Stated goal:
Leave out the pictures and set down exactly the lines from the start of the listing through the one with "const scoreCaption = 'Final Score';", both included.

┌─ Stored data

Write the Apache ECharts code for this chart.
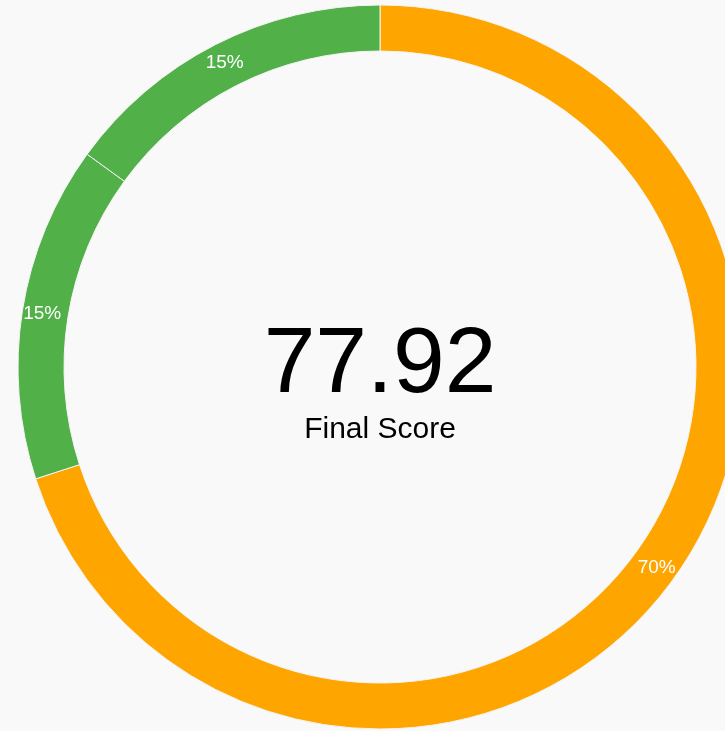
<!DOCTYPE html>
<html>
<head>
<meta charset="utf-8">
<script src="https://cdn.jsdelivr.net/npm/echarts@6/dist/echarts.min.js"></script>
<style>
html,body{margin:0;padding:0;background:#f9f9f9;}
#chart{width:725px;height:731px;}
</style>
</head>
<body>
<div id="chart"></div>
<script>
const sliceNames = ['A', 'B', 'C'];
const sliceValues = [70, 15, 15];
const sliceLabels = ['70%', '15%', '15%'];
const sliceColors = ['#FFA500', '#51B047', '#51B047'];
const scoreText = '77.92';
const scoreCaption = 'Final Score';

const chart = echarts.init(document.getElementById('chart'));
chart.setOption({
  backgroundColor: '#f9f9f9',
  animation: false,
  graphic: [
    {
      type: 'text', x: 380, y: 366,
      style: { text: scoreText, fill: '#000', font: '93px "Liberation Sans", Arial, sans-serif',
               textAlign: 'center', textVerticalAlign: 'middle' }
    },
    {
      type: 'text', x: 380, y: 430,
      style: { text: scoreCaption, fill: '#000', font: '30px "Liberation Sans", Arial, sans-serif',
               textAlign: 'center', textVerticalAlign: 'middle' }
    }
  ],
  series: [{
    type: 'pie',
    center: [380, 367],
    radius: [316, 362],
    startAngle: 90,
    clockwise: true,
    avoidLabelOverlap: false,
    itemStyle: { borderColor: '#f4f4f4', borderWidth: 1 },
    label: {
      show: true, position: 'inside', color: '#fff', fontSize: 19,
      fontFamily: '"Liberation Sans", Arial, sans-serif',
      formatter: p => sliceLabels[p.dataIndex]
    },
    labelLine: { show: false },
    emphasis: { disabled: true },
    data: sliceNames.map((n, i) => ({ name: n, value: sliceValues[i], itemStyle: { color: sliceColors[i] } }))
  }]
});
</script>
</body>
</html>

└─

Solution for this problem:
Write the Apache ECharts code for this chart.
<!DOCTYPE html>
<html>
<head>
<meta charset="utf-8">
<script src="https://cdn.jsdelivr.net/npm/echarts@6/dist/echarts.min.js"></script>
<style>
html,body{margin:0;padding:0;background:#f9f9f9;}
#chart{width:725px;height:731px;}
</style>
</head>
<body>
<div id="chart"></div>
<script>
const sliceNames = ['A', 'B', 'C'];
const sliceValues = [70, 15, 15];
const sliceLabels = ['70%', '15%', '15%'];
const sliceColors = ['#FFA500', '#51B047', '#51B047'];
const scoreText = '77.92';
const scoreCaption = 'Final Score';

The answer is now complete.